In “Fatal Instinct,” Young plays Lola Cain, a mysterious woman in red-and other drop-dead colors-who turns up and tries to turn on cop/lawyer Ned Ravine, played by Armand Assante. Ned is too busy apprehending criminals, then defending them to notice that his wife, Lana (Kate Nelligan), is having an affair with her mechanic, Frank (Christopher McDonald), or that his faithful secretary, Laura Lincolnberry (Sherilyn Fenn), has a crush on him.

So it’s not surprising that Ned is blind to Lola’s deadly obsession with him in this multi-pronged parody by director Carl Reiner. A number of films are spoofed-primarily “Double Indemnity,” “Fatal Attraction,” “Basic Instinct” and “Cape Fear”-but the script by David O’Malley shows only one aspect of the director’s sense of humor.
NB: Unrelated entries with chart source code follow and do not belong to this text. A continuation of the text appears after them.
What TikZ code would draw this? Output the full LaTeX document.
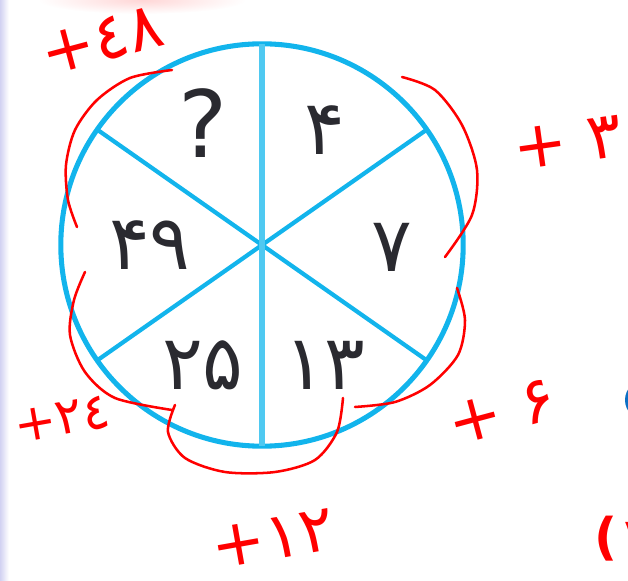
\documentclass[tikz,border=0pt]{standalone}
\usepackage{fontspec}
\usepackage{xcolor}
\usepackage{tikz}
\newfontfamily\fadigits{DejaVu Sans}
\definecolor{cielo}{HTML}{12B4EC}
\definecolor{cielochiaro}{HTML}{4FC9F1}
\definecolor{inchiostro}{HTML}{2A2A30}
\definecolor{lavanda}{HTML}{D2D2F2}
\definecolor{bluscuro}{HTML}{0B6FC4}

\begin{document}
\begin{tikzpicture}[
    rim/.style={draw=cielo,line width=3.6pt},
    spoke/.style={draw=cielo,line width=3pt},
    num/.style={text=inchiostro,font=\fadigits\fontsize{54}{54}\selectfont},
    pen/.style={red,line width=1.8pt,line cap=round},
    note/.style={text=red,font=\fadigits\fontsize{46}{46}\selectfont}]
  \useasboundingbox (-6.55,-8.4) rectangle (9.15,6.125);
  % page edges
  \shade[left color=lavanda,right color=white] (-6.55,-8.4) rectangle (-6.33,6.125);
  \shade[inner color=red!16,outer color=white] (-3.0,6.125) ellipse (2.6 and 0.35);
  \fill[bluscuro] (9.575,-3.875) circle (0.5);
  \node[text=red,font=\fadigits\bfseries\fontsize{36}{36}\selectfont,anchor=west] (pagenum) at (8.2,-7.35) {(۱};
  % the wheel
  \coordinate (c) at (0,0);
  \draw[rim] (c) circle (5.03);
  \foreach \a in {35,145,215,325}
    \draw[spoke] (c) -- (\a:5.03);
  \draw[spoke,draw=cielochiaro,line width=4.5pt] (c) -- (90:5.03);
  \draw[spoke,draw=cielochiaro,line width=4.5pt] (c) -- (270:5.03);
  \node[num,font=\fadigits\fontsize{66}{66}\selectfont] (q) at (-1.475,3.05) {?};
  \node[num] (n4) at (1.575,2.875) {۴};
  \node[num] (n7) at (3.25,-0.05) {۷};
  \node[num] (n13) at (1.575,-3.0) {۱۳};
  \node[num] (n25) at (-1.475,-3.0) {۲۵};
  \node[num] (n49) at (-2.8,0) {۴۹};
  % red notes
  \draw[pen] plot[smooth] coordinates {(3.5,4.2) (4.325,3.875) (5.0,3.0) (5.375,1.875) (5.25,0.75) (4.575,-0.3)};
  \draw[pen] plot[smooth] coordinates {(4.875,-1.075) (5.075,-1.875) (4.9,-2.75) (4.2,-3.5) (3.325,-3.925) (2.325,-4.05)};
  \draw[pen] plot[smooth] coordinates {(2.025,-3.825) (1.875,-4.675) (1.325,-5.375) (0.325,-5.675) (-0.925,-5.675) (-1.925,-5.325) (-2.35,-4.675) (-2.175,-4.0)};
  \draw[pen] plot[smooth] coordinates {(-2.25,-4.125) (-3.675,-3.825) (-4.425,-3.175) (-4.8,-2.25) (-4.7,-1.375) (-4.425,-0.675)};
  \draw[pen] plot[smooth] coordinates {(-4.625,0.45) (-4.85,1.125) (-4.9,2.0) (-4.675,2.875) (-4.125,3.625) (-3.3,4.175) (-2.25,4.375)};
  \node[note,rotate=8] (d3) at (7.65,2.55) {+ ۳};
  \node[note,rotate=15] (d6) at (6.0,-4.175) {+ ۶};
  \node[note,rotate=10] (d12) at (0.275,-7.35) {+۱۲};
  \node[note,rotate=10,font=\fadigits\fontsize{36}{36}\selectfont] (d24) at (-5.0,-4.35) {+۲٤};
  \node[note,rotate=15] (d48) at (-4.0,5.1) {+٤۸};
\end{tikzpicture}
\end{document}
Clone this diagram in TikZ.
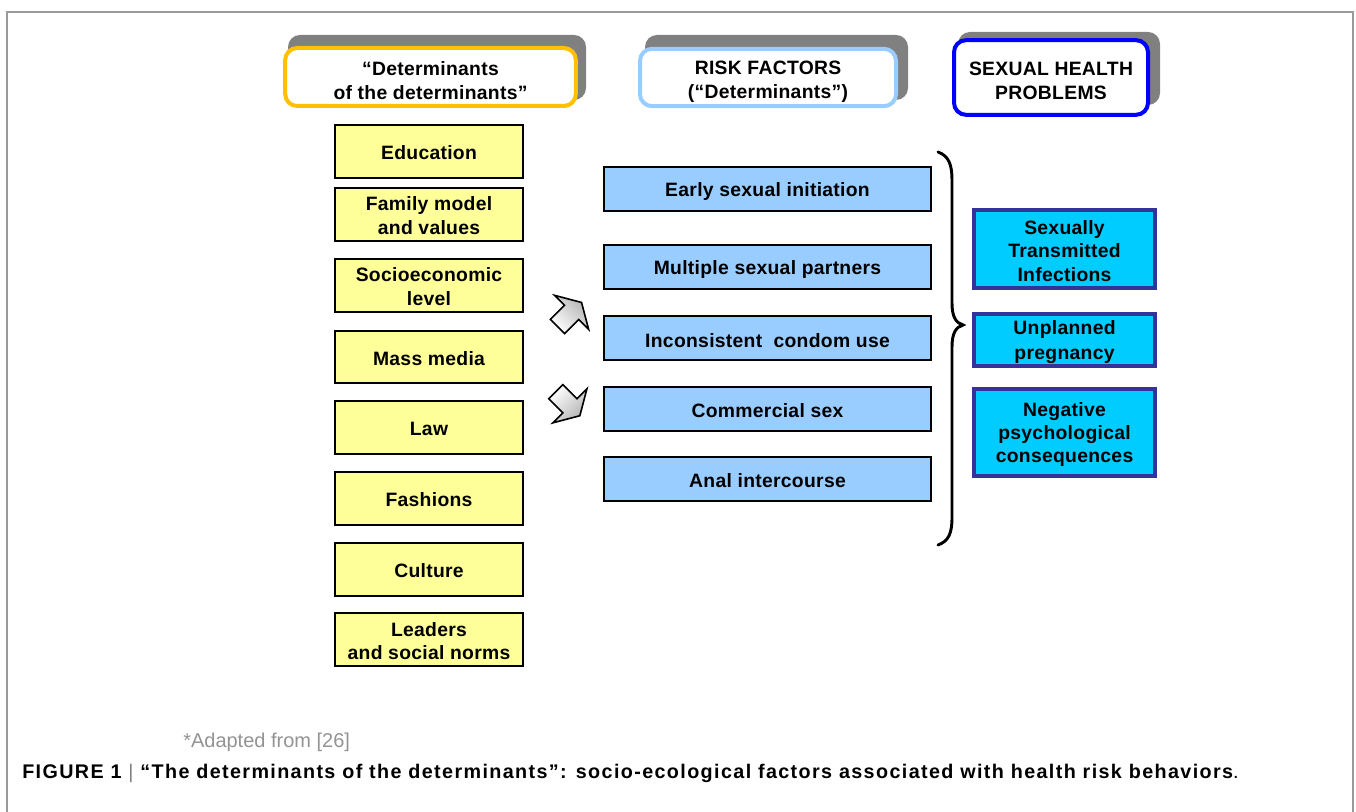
\documentclass[tikz,border=0pt]{standalone}
\usepackage{fontspec}
\setmainfont{Liberation Sans}
\newfontfamily\boxfont[LetterSpace=1.5]{Liberation Sans}
\newfontfamily\capfont[LetterSpace=7]{Liberation Sans}
\newcommand\liftto[1]{\rule{0pt}{#1}}
\definecolor{yfill}{HTML}{FFFF99}
\definecolor{bfill}{HTML}{99CCFF}
\definecolor{cfill}{HTML}{00CCFF}
\definecolor{cdraw}{HTML}{333399}
\definecolor{hgold}{HTML}{FFC000}
\definecolor{hlight}{HTML}{99CCFF}
\definecolor{hblue}{HTML}{0000FF}
\definecolor{shadowgray}{HTML}{808080}
\definecolor{framegray}{HTML}{9A9A9A}
\begin{document}
\begin{tikzpicture}[x=0.75pt,y=-0.75pt,
  txt/.style={font=\boxfont\bfseries\fontsize{14.5}{17.5}\selectfont, align=center, inner sep=0pt},
  ybox/.style={txt, draw=black, fill=yfill, line width=1.5pt, minimum width=141pt, minimum height=39.5pt},
  bbox/.style={txt, draw=black, fill=bfill, line width=1.5pt, minimum width=245pt, minimum height=33pt},
  cbox/.style={txt, draw=cdraw, fill=cfill, line width=3pt, minimum width=136pt},
  hbox/.style={txt, fill=white, line width=3pt, rounded corners=9pt},
  hshadow/.style={fill=shadowgray, rounded corners=9pt},
  blockarrow/.style={draw=black, line width=1.2pt, line join=miter, left color=white, right color=gray!60},
  bracestyle/.style={draw=black, line width=2.2pt, line cap=round}
]
\useasboundingbox (0,0) rectangle (1356,812);
% frame
\draw[framegray, line width=1.5pt] (7,812) -- (7,12) -- (1353,12) -- (1353,812);

% header shadows
\fill[hshadow] (288,35) rectangle (586,100);
\fill[hshadow] (645,35) rectangle (908,100);
\fill[hshadow] (958,32) rectangle (1160,105);

% headers
\node[hbox, draw=hgold, minimum width=218pt, minimum height=43.5pt] (h1) at (430.5,77) {\liftto{16pt}“Determinants\\of the determinants”};
\node[hbox, draw=hlight, minimum width=192pt, minimum height=43pt] (h2) at (768,77.5) {\liftto{16.5pt}RISK FACTORS\\(“Determinants”)};
\node[hbox, draw=hblue, minimum width=145.5pt, minimum height=56pt] (h3) at (1051,77.5) {\liftto{15pt}SEXUAL HEALTH\\PROBLEMS};

% determinants of determinants
\node[ybox] (y1) at (429,151.5) {\liftto{12pt}Education};
\node[ybox] (y2) at (429,214.5) {\liftto{12pt}Family model\\and values};
\node[ybox] (y3) at (429,285.5) {\liftto{12pt}Socioeconomic\\level};
\node[ybox] (y4) at (429,357) {\liftto{12.5pt}Mass media};
\node[ybox] (y5) at (429,427.5) {\liftto{12pt}Law};
\node[ybox] (y6) at (429,498.5) {\liftto{12pt}Fashions};
\node[ybox] (y7) at (429,569.5) {\liftto{12pt}Culture};
\node[ybox] (y8) at (429,639.5) {\liftto{12.5pt}Leaders\\and social norms};

% risk factors
\node[bbox] (b1) at (767.5,189) {\liftto{14.5pt}Early sexual initiation};
\node[bbox] (b2) at (767.5,267.5) {\liftto{14pt}Multiple sexual partners};
\node[bbox] (b3) at (767.5,338) {\liftto{14pt}Inconsistent\ \ condom use};
\node[bbox] (b4) at (767.5,409) {\liftto{13.5pt}Commercial sex};
\node[bbox] (b5) at (767.5,479) {\liftto{13.5pt}Anal intercourse};

% sexual health problems
\node[cbox, minimum height=58.5pt] (c1) at (1064.5,249) {\liftto{13.5pt}Sexually\\Transmitted\\Infections};
\node[cbox, minimum height=39pt] (c2) at (1064.5,340) {\liftto{14pt}Unplanned\\[1pt]pregnancy};
\node[cbox, minimum height=65pt] (c3) at (1064.5,432.5) {\liftto{13.5pt}Negative\\psychological\\consequences};

% block arrows
\begin{scope}[shift={(557.5,326.5)}, rotate=45]
  \path[blockarrow, shading angle=135] (0,-10) -- (20,-10) -- (20,-24) -- (34,0) -- (20,24) -- (20,10) -- (0,10) -- cycle;
\end{scope}
\begin{scope}[shift={(555.8,391.7)}, rotate=-45]
  \path[blockarrow, shading angle=45] (0,-10) -- (20,-10) -- (20,-24) -- (34,0) -- (20,24) -- (20,10) -- (0,10) -- cycle;
\end{scope}

% brace
\path[bracestyle] (938,152) .. controls (949,156) and (952,165) .. (952,180) -- (952,303)
  .. controls (952,317) and (956,323) .. (963,325)
  .. controls (956,327) and (952,333) .. (952,347) -- (952,517)
  .. controls (952,533) and (949,541) .. (938,545);

% notes
\node[anchor=base west, inner sep=0pt, text=gray!85, font=\fontsize{15}{18}\selectfont] (note) at (183,747) {*Adapted from [26]};
\node[anchor=base west, inner sep=0pt, font=\capfont\bfseries\fontsize{14.8}{17}\selectfont] (cap) at (22,778) {FIGURE 1 {\mdseries\color{gray}|} “The determinants of the determinants”: socio-ecological factors associated with health risk behaviors{\mdseries .}};
\end{tikzpicture}
\end{document}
He also did some tongue-in-cheek casting, with “Twin Peaks” bad girl Fenn as Girl Scoutish Laura and Young spoofing herself as the gorgeous but unbalanced Lola.

Lola is a dead ringer for the portrait once painted of Young by James Woods, her co-star in “The Boost.”

“I enjoyed playing Lola very much-that blond wig and the high heels up to here and that whole manipulative thing that Lola was about. Making fun of that was a good time for me,” says Young.

In a 1988 lawsuit that was settled out of court and is now considered highly dubious, Woods accused Young of being obsessed with him after a love affair and harassing him with bizarre presents. But that was only one of Young’s “sins.”

Cast as Vicki Vale in Tim Burton’s “Batman,” she lost the role when she fractured her arm in an accident while riding a horse on the set, then developed a policy of refusing to do stunts she thought might be dangerous.

Young raised another ruckus when, cast as Tess Trueheart in Warren Beatty’s “Dick Tracy,” she accused Beatty of sexual harassment and was fired after a week of shooting in 1989.

Young, who characterizes herself as honest and farsighted, speaks candidly about these travails. With talk-show hosts such as Joan Rivers and David Letterman, she even has fun with her image.

“I try to make it look light,” says Young, who moved to Arizona in 1989 to get away from the hype. “It has (hurt) in the past. I mean, ’89 and ’88 were rough years. Let’s face it, they were pretty rough years.

“I look real calm on the surface, but beneath the surface my feet are paddling pretty hard.”

While her “Fatal Instinct” role addresses shades of her real-life misadventures, it’s not meant to be the life and times of Sean Young, she says.

“I did not walk in and say, `I’m vindicating my image,’ because I don’t walk around thinking of myself as, like, somebody who’s difficult or somebody who’s dangerous or somebody who’s crazy,” says Young, whose repertoire includes science fiction (“Blade Runner,” “Dune”), thrillers (“No Way Out” and “A Kiss Before Dying”), drama (“Wall Street” and “Cousins”) and comedy (“Stripes” and “Young Doctors in Love”). “I don’t perceive myself that way. And the people that I work with don’t perceive me that way.”

Young is trying to broaden her professional horizons by starting to direct. She recently completed a television movie, “Witness to the Execution,” in which she starred and served as second-unit director. The movie is to air early next year on NBC.

“Witness to the Execution” tells the story of a woman who runs a pay-per-view company who decides to broadcast the first-ever live execution. She selects a handsome death-row inmate who’ll appeal to the masses, then realizes that she doesn’t want to broadcast his death because she has come to see him as a person.

Young says she took on the directing task because it paid well, allowed her to get a Directors Guild of America card and “I really wanted to be able to talk to the press about the fact that I think the death penalty is just a continuation of the sickness,” she says.

Young is prepared to keep surviving show business arrows.

“It doesn’t matter what your reputation is, ultimately, in Hollywood, if you’re talented. And it is a double-edged sword. I know actresses who’d really like to have my reputation, in a way. Because at least there’s interest there.”